Problem:
Output the data word for word, dropping every image.
— Begin Collected data —
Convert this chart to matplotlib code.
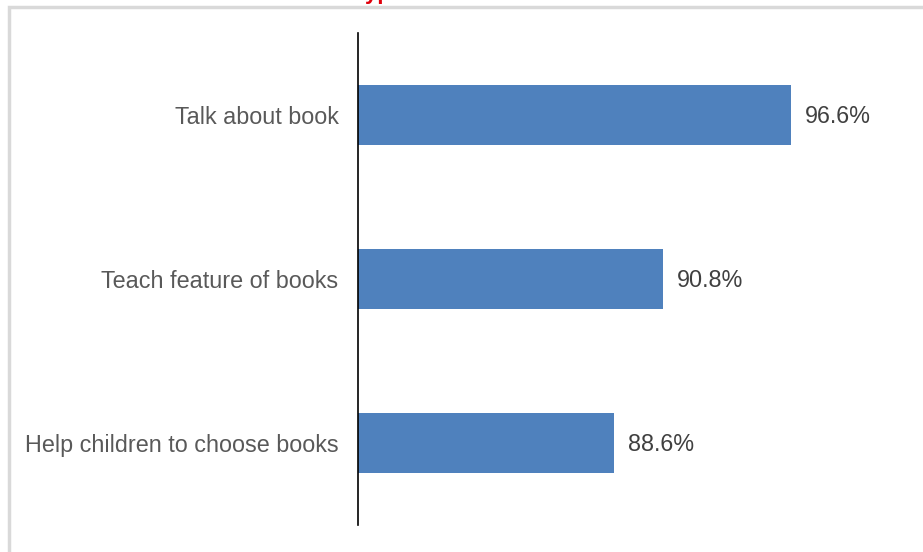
import matplotlib.pyplot as plt
from matplotlib.patches import Rectangle

# Values (percent)
categories = ['Help children to choose books', 'Teach feature of books', 'Talk about book']
values = [88.6, 90.8, 96.6]
value_labels = ['88.6%', '90.8%', '96.6%']

bar_color = '#4F81BD'
text_color = '#595959'

plt.rcParams['font.family'] = ['Liberation Sans', 'DejaVu Sans']

fig = plt.figure(figsize=(9.23, 5.52), dpi=100)

# outer chart border (partially visible, gray)
fig.add_artist(Rectangle((8.5 / 923, -0.1), 1.0, 1.1 - 6.5 / 552,
                         transform=fig.transFigure, fill=False,
                         edgecolor='#D9D9D9', linewidth=2.5))

# cut-off title at the very top
fig.text(385 / 923, 1 + 1.5 / 552, 'Types', color='#E0000B', fontsize=16,
         fontweight='bold', ha='center', va='baseline')

ax = fig.add_axes([358 / 923, 27 / 552, 530 / 923, 492 / 552])
ypos = range(len(categories))
ax.barh(ypos, [v - 77 for v in values], left=77, height=0.36, color=bar_color)
ax.set_xlim(77, 101)
ax.set_ylim(-0.5, 2.5)

for y, v, lab in zip(ypos, values, value_labels):
    ax.annotate(lab, (v, y - 0.01), xytext=(10, 0), textcoords='offset points',
                va='center', ha='left', fontsize=16.8, color='#404040')

ax.set_yticks(list(ypos))
ax.set_yticklabels(categories, fontsize=16.8, color=text_color)
ax.tick_params(axis='y', length=0, pad=14)
ax.set_xticks([])
for side in ['top', 'right', 'bottom']:
    ax.spines[side].set_visible(False)
ax.spines['left'].set_color('black')
ax.spines['left'].set_linewidth(1.2)

plt.savefig('out.png', dpi=100)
— End Collected data —
Answer:
Convert this chart to matplotlib code.
import matplotlib.pyplot as plt
from matplotlib.patches import Rectangle

# Values (percent)
categories = ['Help children to choose books', 'Teach feature of books', 'Talk about book']
values = [88.6, 90.8, 96.6]
value_labels = ['88.6%', '90.8%', '96.6%']

bar_color = '#4F81BD'
text_color = '#595959'

plt.rcParams['font.family'] = ['Liberation Sans', 'DejaVu Sans']

fig = plt.figure(figsize=(9.23, 5.52), dpi=100)

# outer chart border (partially visible, gray)
fig.add_artist(Rectangle((8.5 / 923, -0.1), 1.0, 1.1 - 6.5 / 552,
                         transform=fig.transFigure, fill=False,
                         edgecolor='#D9D9D9', linewidth=2.5))

# cut-off title at the very top
fig.text(385 / 923, 1 + 1.5 / 552, 'Types', color='#E0000B', fontsize=16,
         fontweight='bold', ha='center', va='baseline')

ax = fig.add_axes([358 / 923, 27 / 552, 530 / 923, 492 / 552])
ypos = range(len(categories))
ax.barh(ypos, [v - 77 for v in values], left=77, height=0.36, color=bar_color)
ax.set_xlim(77, 101)
ax.set_ylim(-0.5, 2.5)

for y, v, lab in zip(ypos, values, value_labels):
    ax.annotate(lab, (v, y - 0.01), xytext=(10, 0), textcoords='offset points',
                va='center', ha='left', fontsize=16.8, color='#404040')

ax.set_yticks(list(ypos))
ax.set_yticklabels(categories, fontsize=16.8, color=text_color)
ax.tick_params(axis='y', length=0, pad=14)
ax.set_xticks([])
for side in ['top', 'right', 'bottom']:
    ax.spines[side].set_visible(False)
ax.spines['left'].set_color('black')
ax.spines['left'].set_linewidth(1.2)

plt.savefig('out.png', dpi=100)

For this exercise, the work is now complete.